The Houston-based company will dredge 450,000 cubic yards from the bottom of the Atlantic Ocean off Napeague and build up the beach between the area known as the Benson Reservation on the west to just east of Surfside Place in time for the 2024 tourist season, Town of East Hampton officials have said.
Besides beach fill, the project kicked off this week will also add sand fencing, dune grass plantings, and vehicular and pedestrian access point repairs. The public may see the 480-foot-long suction hopper dredge vessel named “The Ellis Island” pumping the sand from the off-shore borrow site, with bulldozers and other heavy construction vehicles capturing the slurry as it is piped onto the beach.
The crew will work 24 hours a day, seven days a week, with construction lights facing the ocean as the beach infill phase moves east to west, officials said. It may take roughly six weeks to complete, depending upon the weather, and the beach will be temporarily closed during the construction.
FIMP, which officially got underway two years ago on Fire Island, is funded by the $50 billion aid package enacted after Superstorm Sandy in 2012. New York State and local governments plan to share the cost of future beach renourishment projects slated every four years for the next 30 years, pending an agreement that has yet to be finalized.
While work has been started on either end of the FIMP project, attorneys for property owners who live in the middle of the South Fork and will be among those asked to provide for FIMP easements — a legal right of way allowing crews to perform work on private property — will likely have questions on behalf of some of the Hamptons’ wealthiest oceanfront property owners, such as those on Dune Road and Billionaire Row.
Hundreds of easements are required to advance the project. If negotiations break down, cases can go to court under eminent domain, the legal process in which the government acquires private property for public use.
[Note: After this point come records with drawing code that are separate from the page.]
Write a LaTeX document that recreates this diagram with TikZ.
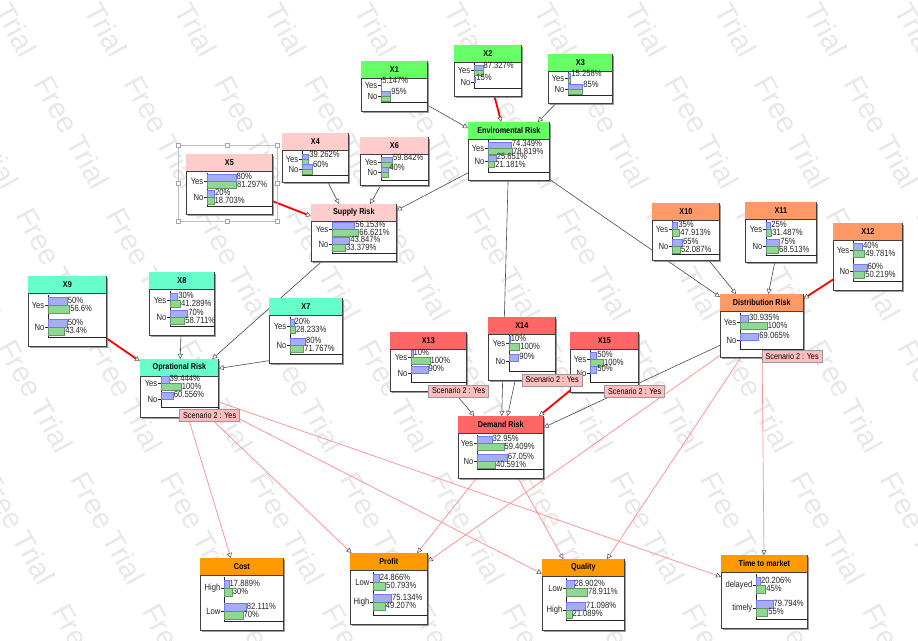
\documentclass[tikz,border=0pt]{standalone}
\usepackage{fontspec}
\setmainfont[FakeStretch=0.85]{Liberation Sans}
\newfontfamily\wmfont{Liberation Sans}
\usetikzlibrary{arrows.meta,shadows}

\definecolor{grn}{HTML}{66FF66}
\definecolor{rose}{HTML}{FFCCCC}
\definecolor{aqua}{HTML}{66FFCC}
\definecolor{coral}{HTML}{FF6666}
\definecolor{peach}{HTML}{FF9966}
\definecolor{amber}{HTML}{FF9900}
\definecolor{barblue}{HTML}{A5ADF7}
\definecolor{bargreen}{HTML}{8FD88F}
\definecolor{pinkline}{HTML}{FF8C8C}
\definecolor{scenpink}{HTML}{FFBDBD}

\pgfdeclarelayer{marks}
\pgfdeclarelayer{edges}
\pgfsetlayers{marks,edges,main}

\tikzset{
  bnbox/.style={draw=black!75, fill=white, line width=0.7pt, anchor=north west, inner sep=0pt,
    drop shadow={shadow xshift=1.8pt, shadow yshift=-1.8pt, fill=black!55, opacity=0.7}},
  titletext/.style={font=\bfseries\fontsize{8.5}{9}\selectfont, inner sep=0pt},
  statetext/.style={font=\fontsize{9}{9}\selectfont, inner sep=0.5pt, text=black!85},
  valtext/.style={font=\fontsize{9}{9}\selectfont, inner sep=0.6pt, anchor=west, text=black!85},
  axisline/.style={draw=black!85, line width=0.6pt},
  bluebar/.style={fill=barblue, draw=barblue!70!blue, line width=0.4pt},
  greenbar/.style={fill=bargreen, draw=bargreen!70!black, line width=0.4pt},
  link/.style={draw=black!70, line width=0.6pt,
    -{Triangle[length=5pt,width=5pt,fill=white,color=black!70,line width=0.5pt]}},
  strong/.style={link, draw=red, line width=1.8pt},
  soft/.style={link, draw=pinkline, line width=0.7pt},
  scen/.style={fill=scenpink, draw=black!40, line width=0.5pt, anchor=north west,
    font=\fontsize{8.5}{9}\selectfont, inner xsep=3.5pt, inner ysep=1pt, minimum height=12pt},
  wmark/.style={rotate=-61, text=black!9, font=\wmfont\fontsize{29}{29}\selectfont},
  selframe/.style={draw=black!25, line width=0.5pt},
  handle/.style={draw=black!35, fill=white, line width=0.4pt}
}

% box with coloured title bar: name, x, y, width, height, colour, title
\newcommand\bnnode[7]{%
  \node[bnbox, minimum width=#4pt, minimum height=#5pt] (#1) at (#2,#3) {};
  \fill[#6] ([shift={(0.35pt,-0.35pt)}]#1.north west) rectangle ([shift={(-0.35pt,-17pt)}]#1.north east);
  \draw[black!75, line width=0.6pt] ([yshift=-17pt]#1.north west) -- ([yshift=-17pt]#1.north east);
  \node[titletext] (#1-t) at ([yshift=-8.5pt]#1.north) {#7};
}
% axis and base line: name, axis x, top, base
\newcommand\bnaxis[4]{%
  \draw[axisline] ([shift={(#2pt,-#3pt)}]#1.north west) |- ([yshift=-#4pt]#1.north east);
}
% one state: name, axis x, row y, scale, state, blue, green, green text
\newcommand\bnrow[8]{%
  \coordinate (r) at ([shift={(#2pt,-#3pt)}]#1.north west);
  \pgfmathsetmacro\bw{#6*#4/100}
  \pgfmathsetmacro\gw{#7*#4/100}
  \draw[axisline] (r) -- ++(-3pt,0pt);
  \node[statetext, anchor=east] at ([xshift=-3pt]r) {#5};
  \filldraw[bluebar] (r) rectangle ++(\bw pt,\bh pt);
  \ifdim\gw pt>0pt
    \filldraw[greenbar] (r) rectangle ++(\gw pt,-\bh pt);
  \fi
  \node[valtext] at ([shift={(\bw pt,4.5pt)}]r) {#6\%};
  \node[valtext] at ([shift={(\gw pt,-3.5pt)}]r) {#8};
}

\begin{document}
\begin{tikzpicture}[x=1pt, y=-1pt]
\useasboundingbox (0,0) rectangle (918,640);

\begin{pgfonlayer}{marks}
  \clip (0,0) rectangle (918,640);
  \fill[white] (0,0) rectangle (918,640);
  \foreach \i in {-6,...,10}
    \foreach \j in {-1,...,5}
      \node[wmark] (fr-\i-\j) at (\i*90+\j*72, \j*132) {Free Trial};
\end{pgfonlayer}

% environmental
\def\bh{5}
\bnnode{x1}{361}{61}{66}{50}{grn}{X1}
\bnaxis{x1}{20}{17}{41}
\bnrow{x1}{20}{24}{10}{Yes}{5.147}{5.147}{}
\bnrow{x1}{20}{35}{10}{No}{95}{95}{}
\bnnode{x2}{454}{45}{67}{51}{grn}{X2}
\bnaxis{x2}{20}{18}{43}
\bnrow{x2}{20}{25}{10}{Yes}{87.327}{87.327}{}
\bnrow{x2}{20}{37}{10}{No}{15}{0}{}
\bnnode{x3}{548}{54}{64}{49}{grn}{X3}
\bnaxis{x3}{20}{18}{41}
\bnrow{x3}{20}{24}{17}{Yes}{15.258}{15.258}{}
\bnrow{x3}{20}{35}{17}{No}{85}{85}{}
\def\bh{6}
\bnnode{env}{468}{122}{81}{58}{grn}{Enviromental Risk}
\bnaxis{env}{20}{18}{50}
\bnrow{env}{20}{26}{31}{Yes}{74.349}{78.819}{78.819\%}
\bnrow{env}{20}{39}{31}{No}{25.651}{21.181}{21.181\%}

% supply
\def\bh{5}
\bnnode{x4}{282}{133}{66}{49}{rose}{X4}
\bnaxis{x4}{20}{18}{42}
\bnrow{x4}{20}{26}{17}{Yes}{39.262}{39.262}{}
\bnrow{x4}{20}{36}{17}{No}{60}{60}{}
\bnnode{x6}{360}{137}{68}{48}{rose}{X6}
\bnaxis{x6}{21}{18}{43}
\bnrow{x6}{21}{25}{19}{Yes}{59.842}{59.842}{}
\bnrow{x6}{21}{35}{19}{No}{40}{40}{}
\def\bh{7}
\draw[selframe] (178,145) rectangle (277,221);
\foreach \hx in {178,227.5,277}
  \foreach \hy in {145,183,221}
    \draw[handle] ([shift={(-2pt,-2pt)}]\hx,\hy) rectangle ([shift={(2pt,2pt)}]\hx,\hy);
\bnnode{x5}{186}{154}{86}{60}{rose}{X5}
\bnaxis{x5}{21}{19}{52}
\bnrow{x5}{21}{27}{36}{Yes}{80}{81.297}{81.297\%}
\bnrow{x5}{21}{43}{36}{No}{20}{18.703}{18.703\%}
\bnnode{supply}{311}{204}{85}{57}{rose}{Supply Risk}
\bnaxis{supply}{21}{18}{49}
\bnrow{supply}{21}{25}{40}{Yes}{56.153}{66.621}{66.621\%}
\bnrow{supply}{21}{40}{40}{No}{43.847}{33.379}{33.379\%}

% operational
\def\bh{8}
\bnnode{x9}{28}{276}{78}{70}{aqua}{X9}
\bnaxis{x9}{20}{19}{61}
\bnrow{x9}{20}{29}{38}{Yes}{50}{56.6}{56.6\%}
\bnrow{x9}{20}{51}{38}{No}{50}{43.4}{43.4\%}
\def\bh{7}
\bnnode{x8}{149}{272}{65}{63}{aqua}{X8}
\bnaxis{x8}{21}{19}{54}
\bnrow{x8}{21}{28}{25}{Yes}{30}{41.289}{41.289\%}
\bnrow{x8}{21}{45}{25}{No}{70}{58.711}{58.711\%}
\bnnode{x7}{269}{298}{73}{65}{aqua}{X7}
\bnaxis{x7}{21}{19}{56}
\bnrow{x7}{21}{28}{19}{Yes}{20}{28.233}{28.233\%}
\bnrow{x7}{21}{47}{19}{No}{80}{71.767}{71.767\%}
\bnnode{oper}{140}{359}{78}{58}{aqua}{Oprational Risk}
\bnaxis{oper}{21}{17}{48}
\bnrow{oper}{21}{24}{20}{Yes}{39.444}{100}{100\%}
\bnrow{oper}{21}{40}{20}{No}{60.556}{0}{}

% demand
\bnnode{x13}{390}{332}{76}{59}{coral}{X13}
\bnaxis{x13}{21}{17}{50}
\bnrow{x13}{21}{25}{18.7}{Yes}{10}{100}{100\%}
\bnrow{x13}{21}{41}{18.7}{No}{90}{0}{}
\bnnode{x14}{488}{317}{67}{63}{coral}{X14}
\bnaxis{x14}{21}{18}{54}
\bnrow{x14}{21}{26}{10.5}{Yes}{10}{100}{100\%}
\bnrow{x14}{21}{44}{10.5}{No}{90}{0}{}
\bnnode{x15}{570}{332}{68}{60}{coral}{X15}
\bnaxis{x15}{20}{18}{50}
\bnrow{x15}{20}{27}{13.3}{Yes}{50}{100}{100\%}
\bnrow{x15}{20}{41}{13.3}{No}{50}{0}{}
\bnnode{demand}{458}{416}{85}{62}{coral}{Demand Risk}
\bnaxis{demand}{19}{19}{53}
\bnrow{demand}{19}{27}{45}{Yes}{32.95}{59.409}{59.409\%}
\bnrow{demand}{19}{45}{45}{No}{67.05}{40.591}{40.591\%}

% distribution
\bnnode{x10}{652}{203}{67}{57}{peach}{X10}
\bnaxis{x10}{20}{18}{51}
\bnrow{x10}{20}{26}{16}{Yes}{35}{47.913}{47.913\%}
\bnrow{x10}{20}{43}{16}{No}{65}{52.087}{52.087\%}
\bnnode{x11}{745}{202}{71}{60}{peach}{X11}
\bnaxis{x11}{21}{18}{53}
\bnrow{x11}{21}{27}{18}{Yes}{25}{31.487}{31.487\%}
\bnrow{x11}{21}{44}{18}{No}{75}{68.513}{68.513\%}
\bnnode{x12}{833}{223}{69}{67}{peach}{X12}
\bnaxis{x12}{20}{18}{58}
\bnrow{x12}{20}{27}{23}{Yes}{40}{49.781}{49.781\%}
\bnrow{x12}{20}{48}{23}{No}{60}{50.219}{50.219\%}
\bnnode{distrib}{720}{294}{83}{63}{peach}{Distribution Risk}
\bnaxis{distrib}{20}{19}{55}
\bnrow{distrib}{20}{28}{27}{Yes}{30.935}{100}{100\%}
\bnrow{distrib}{20}{46}{27}{No}{69.065}{0}{}

% outcomes
\def\bh{8}
\bnnode{cost}{200}{558}{83}{72}{amber}{Cost}
\bnaxis{cost}{24}{19}{63}
\bnrow{cost}{24}{30}{27}{High}{17.889}{30}{30\%}
\bnrow{cost}{24}{53}{27}{Low}{82.111}{70}{70\%}
\bnnode{profit}{350}{553}{77}{71}{amber}{Profit}
\bnaxis{profit}{23}{19}{62}
\bnrow{profit}{23}{29}{24.5}{Low}{24.866}{50.793}{50.793\%}
\bnrow{profit}{23}{49}{24.5}{High}{75.134}{49.207}{49.207\%}
\bnnode{quality}{542}{559}{82}{71}{amber}{Quality}
\bnaxis{quality}{24}{19}{61}
\bnrow{quality}{24}{29}{27}{Low}{28.902}{78.911}{78.911\%}
\bnrow{quality}{24}{51}{27}{High}{71.098}{21.089}{21.089\%}
\bnnode{ttm}{721}{555}{86}{73}{amber}{Time to market}
\bnaxis{ttm}{35}{19}{64}
\bnrow{ttm}{35}{30}{21}{delayed}{20.206}{45}{45\%}
\bnrow{ttm}{35}{53}{21}{timely}{79.794}{55}{55\%}

\begin{pgfonlayer}{edges}
  \draw[link] (x1) -- (env);
  \draw[strong] (x2) -- (env);
  \draw[link] (x3) -- (env);
  \draw[link] (x4) -- (supply);
  \draw[link] (x6) -- (supply);
  \draw[strong] (x5) -- (supply);
  \draw[link] (env) -- (supply);
  \draw[link] (env) -- (demand);
  \draw[link] (env) -- (distrib);
  \draw[link] (supply) -- (oper);
  \draw[link] (x8) -- (oper);
  \draw[link] ([yshift=3pt]x7.south west) -- ([yshift=20pt]oper.east);
  \draw[strong] (x9) -- (oper);
  \draw[link] (x13) -- (demand);
  \draw[link] (x14) -- (demand);
  \draw[strong] (x15) -- (demand);
  \draw[link] (distrib) -- (demand);
  \draw[link] (x10) -- (distrib);
  \draw[link] (x11) -- (distrib);
  \draw[strong] (x12) -- (distrib);
  % scenario links
  \draw[soft] (oper) -- (cost);
  \draw[soft] (oper) -- (profit);
  \draw[soft] (oper) -- (quality);
  \draw[soft] (oper) -- (ttm);
  \draw[soft] (demand) -- (profit);
  \draw[soft] (demand) -- (quality);
  \draw[soft] (distrib) -- (profit);
  \draw[soft] (distrib) -- (quality);
  \draw[soft] (distrib) -- (ttm);
\end{pgfonlayer}

\node[scen] (s-oper) at ([yshift=8.5pt]oper.south) {Scenario 2 : Yes};
\node[scen] (s-x13) at ([yshift=7pt]x13.south) {Scenario 2 : Yes};
\node[scen] (s-x14) at ([yshift=7pt]x14.south) {Scenario 2 : Yes};
\node[scen] (s-x15) at ([yshift=7.5pt]x15.south) {Scenario 2 : Yes};
\node[scen] (s-distrib) at ([yshift=7.5pt]distrib.south) {Scenario 2 : Yes};
\end{tikzpicture}
\end{document}
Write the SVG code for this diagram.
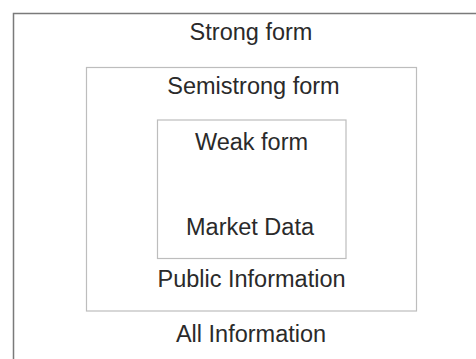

Another question that remains outstanding is why the use of rock jetties known as groins appear to vary depending upon location. The argument against groins is that they starve beaches to the west of sand from what’s known as the “littoral drift,” or the natural flow of sand from east to west. In the Village of Ocean Beach — the unofficial capital of Fire Island — one of the FIMP contacts calls for removing or modifying two groins, but more than a dozen groins in the Hamptons leg of the project will remain in place. ACE has yet to answer questions as to why the groin policy differs from one barrier island to the other.
As for the previous work that ACE did in Montauk, which the agency appears to be reviewing for possible emergency repairs, that involved installing an about mile-long stretch of heavy duty sandbags known as geotubes that stand about 16 feet high. That work was completed in 2016. It was unclear at press time if such an emergency repair would be needed if another project is already underway on the beach near downtown Montauk.
Environmentalists have questioned whether the beach renourishment work is a wise use of taxpayer funds given the increased pace of strong storms and sea-level rise resulting from climate change. Among the critics are Kevin McAllister of the Sag Harbor-based nonprofit Defend H2O, who pointed out that the Fire Island leg of the FIMP project has also seen sand wash out to sea.
Beach renourishment projects also run afoul a decades-old state law mandating strategic retreat from coastal erosion by, for example, fortifying urban areas such as lower Manhattan, but not endlessly pumping millions of dollars worth of sand onto the beach that gets washed away in an ensuing storm, critics say.
“With every coastal community up and down the Eastern Seaboard experiencing sea-level rise, federal sand dollars are in high demand and short supply,” McAllister said. “See the future, adapt to moving back.”